Diz a este respeito o Beato José Maria Escrivã: “É próprio de uma mulher [mãe] e de uma solícita dona de casa notar um descuido, prestar atenção a esses pequenos detalhes que tornam agradável a existência humana: e foi assim que Maria se comportou”. É assim que Maria intercede junto de Deus pela humanidade, como se dissesse constantemente: “eles não têm mais vinho”, sugerindo ao Senhor que dê, de novo, aos homens e mulheres daquele tempo e de todos os tempos, a alegria perdida no meio dos seus sofrimentos e tribulações.
A resposta de Jesus à sua Mãe, à primeira vista, poderia parecer dura, mas só àqueles que não possuem uma verdadeira e completa compreensão da Escritura. Disse Ele: “Mulher, que tem isso a ver contigo e comigo? Ainda não chegou a minha hora”. (Jo 2, 4).
Ora, analisando melhor a resposta de Jesus, podemos ver como ela é, de facto, elogiosa para Maria. Em primeiro lugar, convém lembrar que Ele a chamou de “mulher”, também no Calvário, dizendo do alto da Cruz: “Mulher, eis o teu filho” (Jo 19, 26).
Além disso, chamando-a de “mulher”, Ele fala como Deus fala às suas criaturas. Mas, ainda mais importante do que isso, Jesus chama sua Mãe de “mulher”, para que todos reconheçam nela aquela “mulher” que profetizou no Génesis, quando amaldiçoou a serpente ou a “mulher” relatada no Apocalipse.
Voltando àquela festa de Caná, Maria adverte os serventes: “Fazei o que Ele vos disser” (Jo 2,5). E é ensinando àqueles homens que fiquem atentos ao movimento do seu Filho que Maria se torna também intercessora de Deus junto da humanidade. O milagre, o sinal de Caná, não aconteceria se os serventes não ouvissem e obedecessem ao que Jesus lhes indicaria. Por isso, era necessário que um canal de comunicação se abrisse entre a divindade e a humanidade. E, em Caná, Maria foi essa via comunicadora de vida nova que age movida por uma “caridade preventiva”.
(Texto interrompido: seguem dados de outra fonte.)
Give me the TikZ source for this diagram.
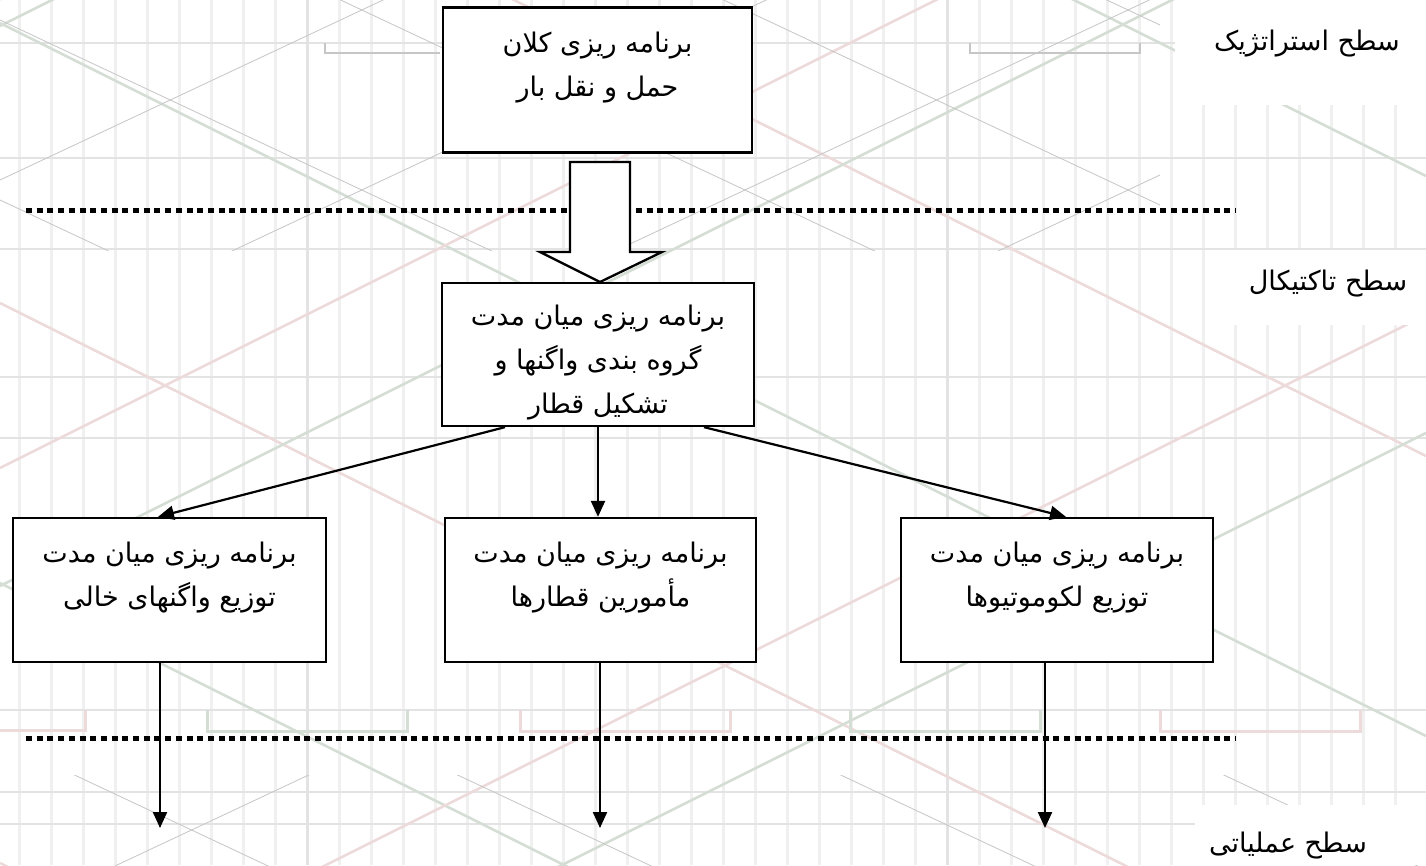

Maria pediu o milagre por caridade e de imediato dá aos servos um conselho que serve para todos nós: “Fazei tudo o que Ele vos disser”. Por este motivo a Igreja a chama de Mãe do Bom Conselho, Mãe que continuamente nos comunica bons conselhos e aspirações.
Vendo as nossas aflições e respondendo com o pedido de que façamos o que Jesus disser, Maria torna-se intercessora de Deus, medianeira. Tal como em Caná, o milagre nas nossas vidas não poderá acontecer se não tivermos olhos e ouvidos abertos para fazer o que o Senhor nos diz. Com Deus, participamos do milagre de fazer vida nova no mundo e é Maria quem nos conduz nesse mistério de amor e construção.
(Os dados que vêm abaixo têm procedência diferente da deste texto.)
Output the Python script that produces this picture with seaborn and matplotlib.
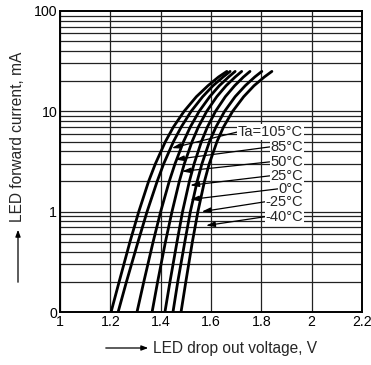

As Bodas de Caná revelam-nos esta Mãe solícita e atenta, presente e actuante na vida dos homens. Com as palavras do poeta Dante, na “Divina Comedia”, rezo a Maria, intercessora e medianeira que continue a ser o que sempre foi: Mulher e Mãe!

Mulher, és tão grande e tanto vales
que, quem graça e a ti não recorre,
seu desejo é o de voar sem ter asas.
A tua benignidade não só socorre
a quem pede, mas muitas vezes,
generosamente, ao pedir, precede.
Em ti, misericórdia, em ti, piedade,
em ti, magnificência, em ti se reúne
tudo quanto na criatura há de bondade!